The first time I ever went abroad was in 2005. I went with a tour group of 30-ish people who were just about to enter college like myself. We spent one month traveling via tour bus from London to Nice, hitting England, France, Switzerland, Italy, and Monaco, and honestly, that was a life-altering trip. I made a scrapbook of that trip and the first page is the Itinerary, our month-long checklist, broken down into days. Despite absolutely adoring that travel experience, I remember telling myself, never again. I never wanted my days in any place to be dictated by what was put on a checklist again. From that point on, I made a very simple goal for each and every place I travel- leave feeling like I could call that place home. And I’ve stuck to that. And every subsequent trip has left me feeling like I could carve out a place for myself in more cities than I can count.

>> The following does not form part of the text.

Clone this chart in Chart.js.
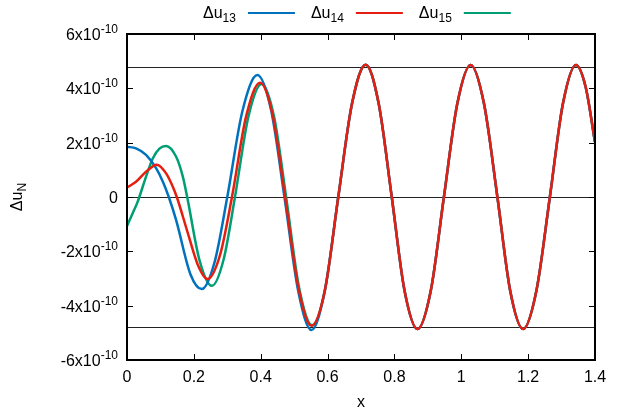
<!DOCTYPE html>
<html lang="en">
    <head>
        <meta charset="UTF-8" />
        <title>Delta u_N</title>
        <script src="https://cdn.jsdelivr.net/npm/chart.js@4/dist/chart.umd.min.js"></script>
        <style>
            body { margin: 0; background: #fff; }
        </style>
    </head>
    <body>
        <canvas id="mychart" width="627" height="416"></canvas>
        <script>
            // values in units of 1e-10
            const blueX = [0, 0.027, 0.057, 0.087, 0.107, 0.125, 0.147, 0.190, 0.224, 0.262, 0.300, 0.345, 0.390, 0.431, 0.471, 0.512, 0.552];
            const blueY = [1.85, 1.79, 1.55, 1.06, 0.57, 0, -0.85, -2.85, -3.39, -2.40, 0, 3.15, 4.49, 3.20, 0, -3.45, -4.90];

            const redX = [0, 0.027, 0.057, 0.089, 0.117, 0.137, 0.149, 0.182, 0.212, 0.241, 0.278, 0.314, 0.356, 0.398, 0.436, 0.473, 0.513, 0.552];
            const redY = [0.35, 0.56, 0.93, 1.19, 0.87, 0.38, 0, -1.33, -2.50, -3.02, -2.15, 0, 2.95, 4.21, 3.00, 0, -3.35, -4.74];

            const greenX = [0, 0.017, 0.032, 0.057, 0.077, 0.097, 0.117, 0.147, 0.167, 0.180, 0.217, 0.254, 0.289, 0.323, 0.363, 0.403, 0.440, 0.476, 0.515, 0.554];
            const greenY = [-1.07, -0.60, -0.17, 0.75, 1.42, 1.78, 1.88, 1.48, 0.75, 0, -2.33, -3.27, -2.30, 0, 2.95, 4.16, 2.95, 0, -3.35, -4.72];

            // all three curves coincide after x ~ 0.6
            const tailX = [0.592, 0.632, 0.673, 0.714, 0.753, 0.792, 0.830, 0.869, 0.909, 0.948, 0.988, 1.028, 1.068, 1.108, 1.146, 1.185, 1.225, 1.265, 1.304, 1.343, 1.372, 1.400];
            const tailY = [-3.43, 0, 3.43, 4.87, 3.43, 0, -3.43, -4.86, -3.43, 0, 3.43, 4.86, 3.43, 0, -3.43, -4.86, -3.43, 0, 3.43, 4.86, 4.05, 2.02];

            const refLevels = [4.8, 0, -4.8];
            const subLabels = ['13', '14', '15'];
            const xTicks = [0, 0.2, 0.4, 0.6, 0.8, 1, 1.2, 1.4];

            const FONT = '"Liberation Sans", Arial, sans-serif';
            const ctx = document.getElementById("mychart").getContext("2d");

            function points(xs, ys)  {
                const all = xs.concat(tailX);
                const vals = ys.concat(tailY);
                return all.map((x, i) => ({ x: x, y: vals[i] }));
            }

            // draws text pieces one after another (for sub/superscripts)
            function rich(c, parts, x, y, align)  {
                let w = 0;
                parts.forEach(p => {
                    c.font = p.size + 'px ' + FONT;
                    p.w = c.measureText(p.text).width;
                    w += p.w;
                });
                let cx = x;
                if(align === 'right') cx = x - w;
                if(align === 'center') cx = x - w / 2;
                parts.forEach(p => {
                    c.font = p.size + 'px ' + FONT;
                    c.fillText(p.text, cx, y + (p.dy || 0));
                    cx += p.w;
                });
                return w;
            }

            const decor = {
                id: 'decor',
                beforeDatasetsDraw(chart)  {
                    const c = chart.ctx, a = chart.chartArea, ys = chart.scales.y;
                    c.save();
                    c.strokeStyle = '#222';
                    c.lineWidth = 1;
                    refLevels.forEach(v => {
                        const py = Math.round(ys.getPixelForValue(v)) + 0.5;
                        c.beginPath();
                        c.moveTo(a.left, py);
                        c.lineTo(a.right, py);
                        c.stroke();
                    });
                    c.restore();
                },
                afterDraw(chart)  {
                    const c = chart.ctx, a = chart.chartArea;
                    const xs = chart.scales.x, ys = chart.scales.y;
                    c.save();
                    c.strokeStyle = '#000';
                    c.fillStyle = '#000';

                    // tics, mirrored on all sides
                    c.lineWidth = 1;
                    c.beginPath();
                    xs.ticks.forEach(t => {
                        const px = Math.round(xs.getPixelForValue(t.value)) + 0.5;
                        c.moveTo(px, a.bottom); c.lineTo(px, a.bottom - 6);
                        c.moveTo(px, a.top); c.lineTo(px, a.top + 6);
                    });
                    ys.ticks.forEach(t => {
                        const py = Math.round(ys.getPixelForValue(t.value)) + 0.5;
                        c.moveTo(a.left, py); c.lineTo(a.left + 6, py);
                        c.moveTo(a.right, py); c.lineTo(a.right - 6, py);
                    });
                    c.stroke();

                    c.lineWidth = 2;
                    c.strokeRect(a.left, a.top, a.right - a.left, a.bottom - a.top);

                    // y tick labels like 6x10^-10
                    c.textBaseline = 'alphabetic';
                    ys.ticks.forEach(t => {
                        const n = Math.round(t.value);
                        const py = ys.getPixelForValue(t.value) + 6;
                        if(n === 0)  {
                            rich(c, [{ text: '0', size: 16 }], a.left - 9, py, 'right');
                        } else {
                            rich(c, [{ text: n + 'x10', size: 16 }, { text: '-10', size: 12, dy: -7 }], a.left - 9, py, 'right');
                        }
                    });

                    // axis titles
                    rich(c, [{ text: 'x', size: 16 }], (a.left + a.right) / 2, 407, 'center');
                    c.save();
                    c.translate(22, (a.top + a.bottom) / 2);
                    c.rotate(-Math.PI / 2);
                    rich(c, [{ text: '\u0394u', size: 16 }, { text: 'N', size: 12, dy: 4 }], 0, 0, 'center');
                    c.restore();

                    // key on top, text then line sample
                    let kx = 203;
                    chart.data.datasets.forEach((ds, i) => {
                        kx += rich(c, [{ text: '\u0394u', size: 16 }, { text: subLabels[i], size: 12, dy: 4 }], kx, 18, 'left');
                        kx += 12;
                        c.strokeStyle = ds.borderColor;
                        c.lineWidth = 2;
                        c.beginPath();
                        c.moveTo(kx, 13);
                        c.lineTo(kx + 47, 13);
                        c.stroke();
                        kx += 47 + 16;
                    });
                    c.restore();
                }
            };

            const myChart = new Chart(ctx, {
                type: 'line',
                data: {
                    datasets: [
                        { label: 'du13', data: points(blueX, blueY), borderColor: '#0072bd', order: 1 },
                        { label: 'du14', data: points(redX, redY), borderColor: '#e51e10', order: 0 },
                        { label: 'du15', data: points(greenX, greenY), borderColor: '#009e73', order: 2 }
                    ]
                },
                options: {
                    responsive: false,
                    animation: false,
                    layout: { padding: { left: 127, right: 32, top: 34, bottom: 0 } },
                    elements: {
                        point: { radius: 0 },
                        line: { borderWidth: 2.5, cubicInterpolationMode: 'monotone', fill: false }
                    },
                    plugins: {
                        legend: { display: false },
                        tooltip: { enabled: false }
                    },
                    scales: {
                        x: {
                            type: 'linear',
                            min: 0,
                            max: 1.4,
                            afterBuildTicks: s => { s.ticks = xTicks.map(v => ({ value: v })); },
                            afterFit: s => { s.height = 56; },
                            grid: { display: false, drawTicks: false },
                            border: { display: false },
                            ticks: {
                                padding: 8,
                                color: '#000',
                                font: { family: FONT, size: 16 },
                                maxRotation: 0,
                                callback: v => String(v)
                            }
                        },
                        y: {
                            min: -6,
                            max: 6,
                            afterFit: s => { s.width = 0; },
                            grid: { display: false, drawTicks: false },
                            border: { display: false },
                            ticks: { display: false, stepSize: 2 }
                        }
                    }
                },
                plugins: [decor]
            });
        </script>
    </body>
</html>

I think the best example of sticking to this philosophy is from 2016 when I took a long sabbatical from corporate America to travel around Europe for roughly 7 months. One of my first stops was to visit an American friend living in the Amsterdam neighborhood close to the Rijksmuseum. I timed my travels so that I would arrive just in time for the tulips to be in bloom and so that I could experience King’s Night and have a little over a week to explore the city. I spent the first few days in their rented canal front apartment recovering from the long haul flight from America to Turkey and then Turkey to the Netherlands.
My friend had a job so I was left to my own devices most of the time which didn’t bother me in the slightest. In fact, that’s another thing I love. I love experiencing travel solo so I can explore on my own- no one to slow me down or have input that I need to consider. I say, for this reason, I’m brutally independent, although others at times construe it as selfish. But the sense of independence allowed me to go when and where I wanted. It forced me to rely on my own navigation skills as well as what little Dutch I remembered from college (to be completely honest, it wasn’t much.. BUT by the time I left, it was infinitely better).
When my friend wasn’t working or when King’s Day came around and they, like the rest of the Dutch population had a holiday, they’d show me their favorite places, like their bar that was literally less than a block away. They knew all the bartenders, introduced me, and in no time, I had my little family in Amsterdam. That little family made me eat smoked eel, like ALL dutch do (supposedly), and drink all the beers. And while my inebriation may inhibit my actual memories of those experiences, the photos bring it right back!
And in Amsterdam, like all the other places I’ve gone, I had no list! I simply got off the plane, took the train into the city, met my friend, and spent 10 days running around the city like I owned the place! I took suggestions from the locals, some of them turned out better than others (Thanks Paul for forgetting to mention that the Drindlepoint requires a 2-mile hike only after a 2+ hour train and bus ride, but totally worth it to stand in three countries at once)…
But that’s my thing, I’d rather have memories based on suggestions, obscure and infuriating as they might be. I don’t have a bucket list and I don’t want one. I have enough lists of things I need to do in life or for work that adding another, especially to something that I love as much as traveling, would just feel like a major buzzkill! And most important of all, I want memories that envelope that city or town or country. I want to remember a place not for what I checked off on some arbitrary list but for the things like making friends because of a Dutch National Holiday or having a great meal with friends based on a locals’ recommendation.
I want to take away stories, not check things off a list.